WORK REQUIRED: Begin at the first line and end at the line containing "const maxTimeout = ['7.28". Extract exactly those lines.
— START DATA BLOCK —
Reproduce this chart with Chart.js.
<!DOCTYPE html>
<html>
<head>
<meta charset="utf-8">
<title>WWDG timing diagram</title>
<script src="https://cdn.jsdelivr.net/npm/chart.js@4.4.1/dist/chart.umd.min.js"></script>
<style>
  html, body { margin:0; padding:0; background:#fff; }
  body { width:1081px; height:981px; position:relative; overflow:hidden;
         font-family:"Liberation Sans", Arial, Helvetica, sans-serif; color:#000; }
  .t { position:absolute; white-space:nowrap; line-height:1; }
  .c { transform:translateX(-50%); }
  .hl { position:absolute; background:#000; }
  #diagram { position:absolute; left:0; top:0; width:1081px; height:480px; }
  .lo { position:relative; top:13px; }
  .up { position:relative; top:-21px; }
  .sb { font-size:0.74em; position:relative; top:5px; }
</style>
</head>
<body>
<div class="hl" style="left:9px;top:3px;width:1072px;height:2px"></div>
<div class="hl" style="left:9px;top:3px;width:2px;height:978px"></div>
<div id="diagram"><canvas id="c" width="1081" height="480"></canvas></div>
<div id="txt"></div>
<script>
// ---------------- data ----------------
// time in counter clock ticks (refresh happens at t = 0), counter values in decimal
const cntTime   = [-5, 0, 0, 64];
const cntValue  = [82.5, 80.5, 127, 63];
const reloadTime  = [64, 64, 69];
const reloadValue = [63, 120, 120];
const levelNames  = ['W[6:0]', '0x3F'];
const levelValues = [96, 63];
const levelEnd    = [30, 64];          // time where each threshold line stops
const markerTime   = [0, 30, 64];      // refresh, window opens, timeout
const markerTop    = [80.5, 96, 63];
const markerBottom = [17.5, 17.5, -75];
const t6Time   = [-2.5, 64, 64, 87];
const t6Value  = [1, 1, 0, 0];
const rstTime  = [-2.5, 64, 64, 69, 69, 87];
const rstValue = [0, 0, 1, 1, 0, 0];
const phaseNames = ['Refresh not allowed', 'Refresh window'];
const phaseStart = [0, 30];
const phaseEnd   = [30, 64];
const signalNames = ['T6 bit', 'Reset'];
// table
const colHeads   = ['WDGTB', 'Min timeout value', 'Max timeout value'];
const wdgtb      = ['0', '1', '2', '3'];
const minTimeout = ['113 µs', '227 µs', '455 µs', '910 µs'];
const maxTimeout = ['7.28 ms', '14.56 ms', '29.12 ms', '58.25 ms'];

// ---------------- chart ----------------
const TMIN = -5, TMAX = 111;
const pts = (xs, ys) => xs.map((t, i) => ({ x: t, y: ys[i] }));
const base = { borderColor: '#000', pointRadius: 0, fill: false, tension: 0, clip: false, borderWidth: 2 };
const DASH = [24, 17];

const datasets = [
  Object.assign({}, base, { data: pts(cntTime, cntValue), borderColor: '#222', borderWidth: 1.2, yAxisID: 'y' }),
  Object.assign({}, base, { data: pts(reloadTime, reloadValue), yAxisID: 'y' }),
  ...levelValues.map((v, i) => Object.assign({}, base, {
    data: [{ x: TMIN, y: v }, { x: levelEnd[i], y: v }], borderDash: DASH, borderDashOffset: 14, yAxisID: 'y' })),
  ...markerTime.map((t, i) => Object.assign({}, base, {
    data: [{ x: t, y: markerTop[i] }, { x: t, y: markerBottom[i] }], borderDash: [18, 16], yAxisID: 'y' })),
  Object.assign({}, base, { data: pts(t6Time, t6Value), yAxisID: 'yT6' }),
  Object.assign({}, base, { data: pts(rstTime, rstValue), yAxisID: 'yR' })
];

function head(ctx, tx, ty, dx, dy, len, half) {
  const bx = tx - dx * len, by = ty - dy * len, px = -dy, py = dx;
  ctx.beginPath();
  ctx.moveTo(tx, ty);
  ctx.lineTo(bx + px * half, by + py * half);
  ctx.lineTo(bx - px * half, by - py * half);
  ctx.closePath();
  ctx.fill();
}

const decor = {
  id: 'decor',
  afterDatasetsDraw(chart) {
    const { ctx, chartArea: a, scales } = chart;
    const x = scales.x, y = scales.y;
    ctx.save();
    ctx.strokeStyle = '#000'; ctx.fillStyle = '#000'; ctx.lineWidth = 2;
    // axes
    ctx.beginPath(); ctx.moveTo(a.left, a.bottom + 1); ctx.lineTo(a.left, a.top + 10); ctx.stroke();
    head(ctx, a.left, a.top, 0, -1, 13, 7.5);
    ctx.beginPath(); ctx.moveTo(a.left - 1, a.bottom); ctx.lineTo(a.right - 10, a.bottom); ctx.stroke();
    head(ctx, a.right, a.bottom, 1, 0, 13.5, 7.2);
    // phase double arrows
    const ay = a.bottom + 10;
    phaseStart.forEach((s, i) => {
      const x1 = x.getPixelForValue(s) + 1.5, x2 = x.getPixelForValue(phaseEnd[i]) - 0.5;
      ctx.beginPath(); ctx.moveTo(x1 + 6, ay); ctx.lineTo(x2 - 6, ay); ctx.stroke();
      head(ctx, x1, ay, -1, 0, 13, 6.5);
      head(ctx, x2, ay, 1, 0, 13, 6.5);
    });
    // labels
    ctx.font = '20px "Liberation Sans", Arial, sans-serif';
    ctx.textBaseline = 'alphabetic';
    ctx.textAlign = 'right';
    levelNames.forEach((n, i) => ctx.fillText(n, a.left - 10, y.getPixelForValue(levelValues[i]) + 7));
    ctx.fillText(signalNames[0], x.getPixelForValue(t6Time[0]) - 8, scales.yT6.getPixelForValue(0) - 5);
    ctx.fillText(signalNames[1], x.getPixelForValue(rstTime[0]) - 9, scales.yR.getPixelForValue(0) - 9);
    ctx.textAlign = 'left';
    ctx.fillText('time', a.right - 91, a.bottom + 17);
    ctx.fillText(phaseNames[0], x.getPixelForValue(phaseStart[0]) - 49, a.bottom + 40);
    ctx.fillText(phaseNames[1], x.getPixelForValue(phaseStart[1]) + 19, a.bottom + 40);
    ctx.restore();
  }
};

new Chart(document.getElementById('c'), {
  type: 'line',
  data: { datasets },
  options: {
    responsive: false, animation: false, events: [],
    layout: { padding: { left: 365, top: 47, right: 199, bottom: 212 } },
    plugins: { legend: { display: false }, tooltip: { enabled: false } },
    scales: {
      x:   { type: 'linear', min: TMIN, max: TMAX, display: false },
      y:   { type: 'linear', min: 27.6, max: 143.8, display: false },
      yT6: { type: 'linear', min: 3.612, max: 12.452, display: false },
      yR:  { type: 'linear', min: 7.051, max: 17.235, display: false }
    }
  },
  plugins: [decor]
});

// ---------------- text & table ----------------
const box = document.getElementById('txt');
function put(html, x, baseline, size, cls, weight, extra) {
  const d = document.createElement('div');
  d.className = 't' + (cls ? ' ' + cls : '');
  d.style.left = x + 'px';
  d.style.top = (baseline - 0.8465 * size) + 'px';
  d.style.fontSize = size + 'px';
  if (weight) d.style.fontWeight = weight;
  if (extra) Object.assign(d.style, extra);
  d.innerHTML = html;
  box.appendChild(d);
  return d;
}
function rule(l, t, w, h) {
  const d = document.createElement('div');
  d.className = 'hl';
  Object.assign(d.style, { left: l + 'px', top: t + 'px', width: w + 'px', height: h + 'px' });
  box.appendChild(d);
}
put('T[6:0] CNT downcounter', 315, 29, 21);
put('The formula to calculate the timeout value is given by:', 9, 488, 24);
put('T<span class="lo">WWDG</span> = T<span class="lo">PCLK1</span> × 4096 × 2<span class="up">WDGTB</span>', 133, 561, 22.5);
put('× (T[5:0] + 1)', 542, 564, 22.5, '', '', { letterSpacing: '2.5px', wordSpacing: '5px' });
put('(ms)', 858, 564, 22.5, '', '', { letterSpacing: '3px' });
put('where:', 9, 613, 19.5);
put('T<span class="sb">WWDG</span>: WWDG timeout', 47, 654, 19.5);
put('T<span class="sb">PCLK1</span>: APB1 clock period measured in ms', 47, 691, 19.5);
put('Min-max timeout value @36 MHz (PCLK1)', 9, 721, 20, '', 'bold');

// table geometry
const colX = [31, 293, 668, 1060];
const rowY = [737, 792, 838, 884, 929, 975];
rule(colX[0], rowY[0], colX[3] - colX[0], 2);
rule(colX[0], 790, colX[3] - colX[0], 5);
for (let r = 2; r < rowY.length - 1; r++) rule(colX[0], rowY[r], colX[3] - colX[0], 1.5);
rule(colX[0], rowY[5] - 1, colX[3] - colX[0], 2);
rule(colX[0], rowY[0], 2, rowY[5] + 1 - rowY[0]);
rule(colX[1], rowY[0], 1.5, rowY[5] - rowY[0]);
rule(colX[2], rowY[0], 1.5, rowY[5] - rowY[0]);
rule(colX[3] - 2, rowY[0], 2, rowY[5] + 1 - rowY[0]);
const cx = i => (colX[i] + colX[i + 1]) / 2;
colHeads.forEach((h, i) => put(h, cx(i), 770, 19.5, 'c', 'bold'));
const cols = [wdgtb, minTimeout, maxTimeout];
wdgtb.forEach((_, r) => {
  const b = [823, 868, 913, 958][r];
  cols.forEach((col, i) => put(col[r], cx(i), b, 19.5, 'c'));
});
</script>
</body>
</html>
— END DATA BLOCK —
RESPONSE TO THE TASK:
Reproduce this chart with Chart.js.
<!DOCTYPE html>
<html>
<head>
<meta charset="utf-8">
<title>WWDG timing diagram</title>
<script src="https://cdn.jsdelivr.net/npm/chart.js@4.4.1/dist/chart.umd.min.js"></script>
<style>
  html, body { margin:0; padding:0; background:#fff; }
  body { width:1081px; height:981px; position:relative; overflow:hidden;
         font-family:"Liberation Sans", Arial, Helvetica, sans-serif; color:#000; }
  .t { position:absolute; white-space:nowrap; line-height:1; }
  .c { transform:translateX(-50%); }
  .hl { position:absolute; background:#000; }
  #diagram { position:absolute; left:0; top:0; width:1081px; height:480px; }
  .lo { position:relative; top:13px; }
  .up { position:relative; top:-21px; }
  .sb { font-size:0.74em; position:relative; top:5px; }
</style>
</head>
<body>
<div class="hl" style="left:9px;top:3px;width:1072px;height:2px"></div>
<div class="hl" style="left:9px;top:3px;width:2px;height:978px"></div>
<div id="diagram"><canvas id="c" width="1081" height="480"></canvas></div>
<div id="txt"></div>
<script>
// ---------------- data ----------------
// time in counter clock ticks (refresh happens at t = 0), counter values in decimal
const cntTime   = [-5, 0, 0, 64];
const cntValue  = [82.5, 80.5, 127, 63];
const reloadTime  = [64, 64, 69];
const reloadValue = [63, 120, 120];
const levelNames  = ['W[6:0]', '0x3F'];
const levelValues = [96, 63];
const levelEnd    = [30, 64];          // time where each threshold line stops
const markerTime   = [0, 30, 64];      // refresh, window opens, timeout
const markerTop    = [80.5, 96, 63];
const markerBottom = [17.5, 17.5, -75];
const t6Time   = [-2.5, 64, 64, 87];
const t6Value  = [1, 1, 0, 0];
const rstTime  = [-2.5, 64, 64, 69, 69, 87];
const rstValue = [0, 0, 1, 1, 0, 0];
const phaseNames = ['Refresh not allowed', 'Refresh window'];
const phaseStart = [0, 30];
const phaseEnd   = [30, 64];
const signalNames = ['T6 bit', 'Reset'];
// table
const colHeads   = ['WDGTB', 'Min timeout value', 'Max timeout value'];
const wdgtb      = ['0', '1', '2', '3'];
const minTimeout = ['113 µs', '227 µs', '455 µs', '910 µs'];
const maxTimeout = ['7.28 ms', '14.56 ms', '29.12 ms', '58.25 ms'];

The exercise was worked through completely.